Big trucks will still bear the brunt of tolls used to pay off financing and federal loans on the project, which is estimated to cost $2.7 million. The tolled route will range from $18 or less for trucks with an ALGO pass to $31.50 for trucks without a pass.
To compare, regular passenger vehicles with an ALGO pass will be charged $2.50 per trip, while vehicles without a pass will be charged $5.50, Perry said.
The $2.50 and the $18 ALFO pass tolls will be the maximum charged for the project. Perry said the tolls could be lessened depending upon how much federal funding is available.
An ALGO pass will be similar to Florida’s SunPass or Georgia’s Peach Pass and will be readily available for any driver. The pass will be available to purchase for a one-time fee of around $5, he said.
Drivers of everyday vehicles without the ALGO pass transponder will be charged $5.50 to cross the project’s new infrastructure.
The project will use electronic tolling, which means either an ALGO pass transponder on the windshield will be scanned or a vehicle’s license plate will be scanned. The toll gantry, where the information will be collected, will be located at the mid-bay interchange of the new Bayway, Perry said.
In addition, ALDOT will offer a $40-per-month unlimited use pass designed for commuters. If used during a typical work month, a driver would spend less than $1 per trip.
Prices for the tolls will also vary on the height of the vehicle. Vehicles lower than 7.5 feet, which includes almost all everyday vehicles, will be charged one rate and vehicles taller than that will be charged more, Perry said.
For those concerned the tunnels will be removed in the future to accommodate the port, Alabama State Port Authority spokesperson Judy Adams thoroughly debunked that rumor. Not only does the portion of the shipping channel that needs to accommodate a vessel with a 50-foot draft start south of the tunnels, but the area north of the tunnels, called the Upper Harbor, will never be able to accommodate ships large enough to need dredging for 50 feet of clearance, Adams said.

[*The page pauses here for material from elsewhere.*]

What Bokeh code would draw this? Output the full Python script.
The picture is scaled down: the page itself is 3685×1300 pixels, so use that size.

“The tunnels are not going anywhere,” she said.
The issue in the Upper Harber, Adams said, is the river isn’t wide enough to service ships longer than 750 feet. The banks are about 1,000 feet apart and so to make room for bigger Panamax and super Panamax ships, companies along the water would have to be relocated and the area would have to be excavated.

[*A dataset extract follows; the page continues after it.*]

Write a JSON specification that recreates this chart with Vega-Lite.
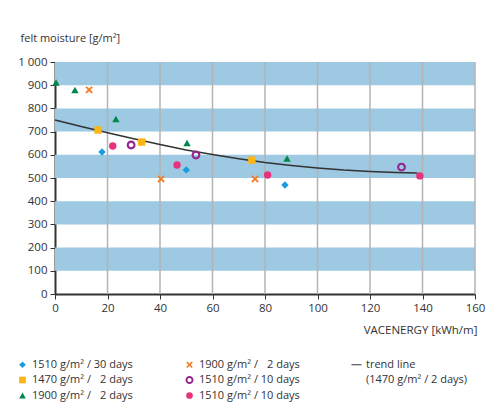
{
  "$schema": "https://vega.github.io/schema/vega-lite/v6.json",
  "width": 420,
  "height": 232,
  "autosize": "none",
  "padding": {"left": 55, "top": 62, "right": 14, "bottom": 120},
  "background": "white",
  "config": {
    "font": "Open Sans",
    "view": {"stroke": null},
    "axis": {"labelFont": "Open Sans", "titleFont": "Open Sans", "labelFontSize": 11.5, "titleFontSize": 11.5, "labelColor": "#333", "titleColor": "#333", "titleFontWeight": "normal", "domainColor": "#333", "domainWidth": 2, "tickColor": "#333", "tickSize": 5, "tickWidth": 1, "labelPadding": 3, "zindex": 1, "labelOverlap": false, "labelFlush": false, "grid": false},
    "legend": {"labelFont": "Open Sans", "labelFontSize": 11, "labelColor": "#333"}
  },
  "datasets": {
    "bands": [
      {"lo": 100, "hi": 200}, {"lo": 300, "hi": 400}, {"lo": 500, "hi": 600}, {"lo": 700, "hi": 800}, {"lo": 900, "hi": 1000}
    ],
    "grid": [{"v": 20}, {"v": 40}, {"v": 60}, {"v": 80}, {"v": 100}, {"v": 120}, {"v": 140}, {"v": 160}],
    "trend": [
      {"e": 0, "m": 750}, {"e": 10, "m": 722}, {"e": 20, "m": 695}, {"e": 30, "m": 669}, {"e": 40, "m": 644},
      {"e": 50, "m": 621}, {"e": 60, "m": 601}, {"e": 70, "m": 583}, {"e": 80, "m": 567}, {"e": 90, "m": 554},
      {"e": 100, "m": 543}, {"e": 110, "m": 534}, {"e": 120, "m": 528}, {"e": 130, "m": 524}, {"e": 138, "m": 522}
    ],
    "points": [
      {"series": "s1", "e": 17.9, "m": 612}, {"series": "s1", "e": 50, "m": 535}, {"series": "s1", "e": 87.6, "m": 470},
      {"series": "s2", "e": 16.4, "m": 707}, {"series": "s2", "e": 33, "m": 655}, {"series": "s2", "e": 75, "m": 577},
      {"series": "s3", "e": 0.4, "m": 912}, {"series": "s3", "e": 7.6, "m": 879}, {"series": "s3", "e": 23.2, "m": 754}, {"series": "s3", "e": 50.3, "m": 651}, {"series": "s3", "e": 88.4, "m": 584},
      {"series": "s4", "e": 13, "m": 880}, {"series": "s4", "e": 40.4, "m": 496}, {"series": "s4", "e": 76.2, "m": 496},
      {"series": "s5", "e": 29, "m": 642}, {"series": "s5", "e": 53.7, "m": 599}, {"series": "s5", "e": 132, "m": 547},
      {"series": "s6", "e": 22, "m": 638}, {"series": "s6", "e": 46.5, "m": 556}, {"series": "s6", "e": 81, "m": 513}, {"series": "s6", "e": 139, "m": 509}
    ]
  },
  "layer": [
    {
      "data": {"name": "bands"},
      "mark": {"type": "rect", "color": "#9dc9e2"},
      "encoding": {
        "y": {"field": "lo", "type": "quantitative", "scale": {"domain": [0, 1000], "nice": false}, "axis": {"values": [0,100,200,300,400,500,600,700,800,900,1000], "tickCount": 11, "labelExpr": "datum.value == 1000 ? '1 000' : datum.label", "title": "felt moisture [g/m²]", "titleFontSize": 11, "titleAngle": 0, "titleAlign": "left", "titleBaseline": "alphabetic", "titleX": -35, "titleY": -21}},
        "y2": {"field": "hi"},
        "x": {"datum": 0, "type": "quantitative", "scale": {"domain": [0, 160], "nice": false}, "axis": {"values": [0,20,40,60,80,100,120,140,160], "title": "VACENERGY [kWh/m]", "titleAlign": "right", "titleBaseline": "alphabetic", "titleX": 422, "titleY": 39}},
        "x2": {"datum": 160}
      }
    },
    {
      "data": {"name": "grid"},
      "mark": {"type": "rule", "color": "#b3b3b3", "strokeWidth": 1.5},
      "encoding": {"x": {"field": "v", "type": "quantitative", "axis": {"values": [0,20,40,60,80,100,120,140,160], "title": "VACENERGY [kWh/m]", "titleAlign": "right", "titleBaseline": "alphabetic", "titleX": 422, "titleY": 39}}}
    },
    {
      "data": {"name": "trend"},
      "mark": {"type": "line", "color": "#333", "strokeWidth": 1.5},
      "encoding": {
        "x": {"field": "e", "type": "quantitative", "axis": {"values": [0,20,40,60,80,100,120,140,160], "title": "VACENERGY [kWh/m]", "titleAlign": "right", "titleBaseline": "alphabetic", "titleX": 422, "titleY": 39}},
        "y": {"field": "m", "type": "quantitative", "axis": {"values": [0,100,200,300,400,500,600,700,800,900,1000], "tickCount": 11, "labelExpr": "datum.value == 1000 ? '1 000' : datum.label", "title": "felt moisture [g/m²]", "titleFontSize": 11, "titleAngle": 0, "titleAlign": "left", "titleBaseline": "alphabetic", "titleX": -35, "titleY": -21}}
      }
    },
    {
      "data": {"name": "points"},
      "mark": {"type": "point", "filled": true, "opacity": 1, "strokeWidth": 0, "size": 55},
      "encoding": {
        "x": {"field": "e", "type": "quantitative", "axis": {"values": [0,20,40,60,80,100,120,140,160], "title": "VACENERGY [kWh/m]", "titleAlign": "right", "titleBaseline": "alphabetic", "titleX": 422, "titleY": 39}},
        "y": {"field": "m", "type": "quantitative", "axis": {"values": [0,100,200,300,400,500,600,700,800,900,1000], "tickCount": 11, "labelExpr": "datum.value == 1000 ? '1 000' : datum.label", "title": "felt moisture [g/m²]", "titleFontSize": 11, "titleAngle": 0, "titleAlign": "left", "titleBaseline": "alphabetic", "titleX": -35, "titleY": -21}},
        "shape": {"field": "series", "type": "nominal",
          "scale": {"domain": ["s1", "s2", "s3", "s4", "s5", "s6", "trend", "note"],
            "range": ["diamond",
              "square",
              "triangle-up",
              "M-1,-0.65L-0.65,-1L0,-0.35L0.65,-1L1,-0.65L0.35,0L1,0.65L0.65,1L0,0.35L-0.65,1L-1,0.65L-0.35,0Z",
              "M0,-1.2A1.2,1.2 0 1,1 0,1.2A1.2,1.2 0 1,1 0,-1.2Z M0,-0.62A0.62,0.62 0 1,0 0,0.62A0.62,0.62 0 1,0 0,-0.62Z",
              "circle",
              "M-1.5,-0.15H1.5V0.15H-1.5Z",
              "M0,0"]},
          "legend": {"title": null, "orient": "none", "legendX": -38, "legendY": 297, "columns": 3, "columnPadding": 51, "rowPadding": 3.5, "symbolSize": 45, "symbolStrokeWidth": 0, "labelOffset": 4,
            "labelExpr": "datum.label == 's1' ? '1510 g/m² / 30 days' : datum.label == 's2' ? '1470 g/m² / \u20072 days' : datum.label == 's3' ? '1900 g/m² / \u20072 days' : datum.label == 's4' ? '1900 g/m² / \u20072 days' : datum.label == 's5' ? '1510 g/m² / 10 days' : datum.label == 's6' ? '1510 g/m² / 10 days' : datum.label == 'trend' ? 'trend line' : '(1470 g/m² / 2 days)'"}},
        "fill": {"field": "series", "type": "nominal",
          "scale": {"domain": ["s1", "s2", "s3", "s4", "s5", "s6", "trend", "note"],
            "range": ["#1a9ce0", "#fbb616", "#00884a", "#f47c2a", "#93278f", "#e5337c", "#333333", "transparent"]},
          "legend": {"title": null, "orient": "none", "legendX": -38, "legendY": 297, "columns": 3, "columnPadding": 51, "rowPadding": 3.5, "symbolSize": 45, "symbolStrokeWidth": 0, "labelOffset": 4,
            "labelExpr": "datum.label == 's1' ? '1510 g/m² / 30 days' : datum.label == 's2' ? '1470 g/m² / \u20072 days' : datum.label == 's3' ? '1900 g/m² / \u20072 days' : datum.label == 's4' ? '1900 g/m² / \u20072 days' : datum.label == 's5' ? '1510 g/m² / 10 days' : datum.label == 's6' ? '1510 g/m² / 10 days' : datum.label == 'trend' ? 'trend line' : '(1470 g/m² / 2 days)'"}}
      }
    }
  ]
}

It would also literally take an act of Congress to allow the Upper Harbor to be dredged more than 40 feet, she said. The lack of ability to service larger ships in the Upper Harbor will not have a negative impact on the port, Adams said, because the vessels known as the “workhorses” of global shipping in ports that service Mobile only need 40 feet of clearance.

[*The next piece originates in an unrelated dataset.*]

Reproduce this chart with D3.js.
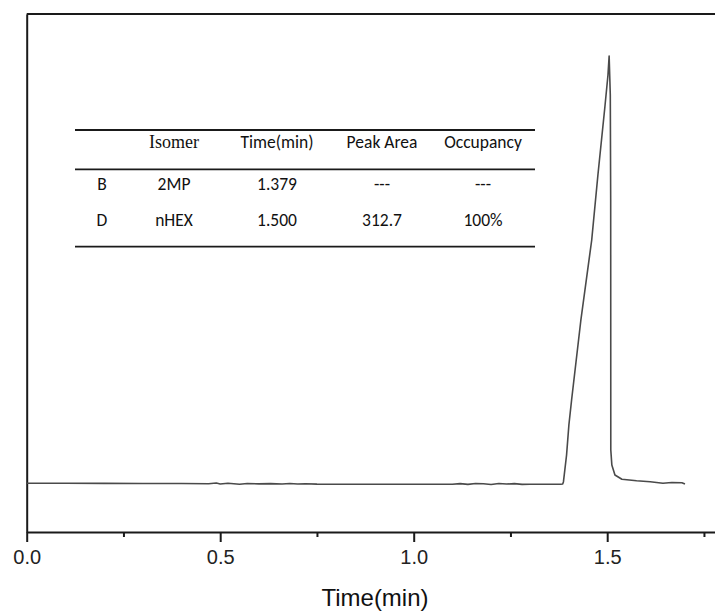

The area of the port being dredged for 50 feet is south of the tunnels, where APM Terminals is located, Adams said.
The bridge project will not negatively impact the port, Adams said; that’s why they fully support it.
Stephen Worley, a bridge project spokesperson, said there are no plans to remove the bridges and the alternate routes will remain free.
Unlike previous bridge plans, the newest plan does not include a concessionaire and is wholly owned by the state. This means the toll will be retired when the project is paid for, Perry said.
The larger project will be split into two groups — the six-lane cable-stay bridge and the interchanges leading to it, and the Bayway and the interchanges leading to it. By tackling the projects at the same time, Perry said, ALDOT can work along a faster timeline. Currently, the project is set to get underway in 2023 and will be completed in 2028.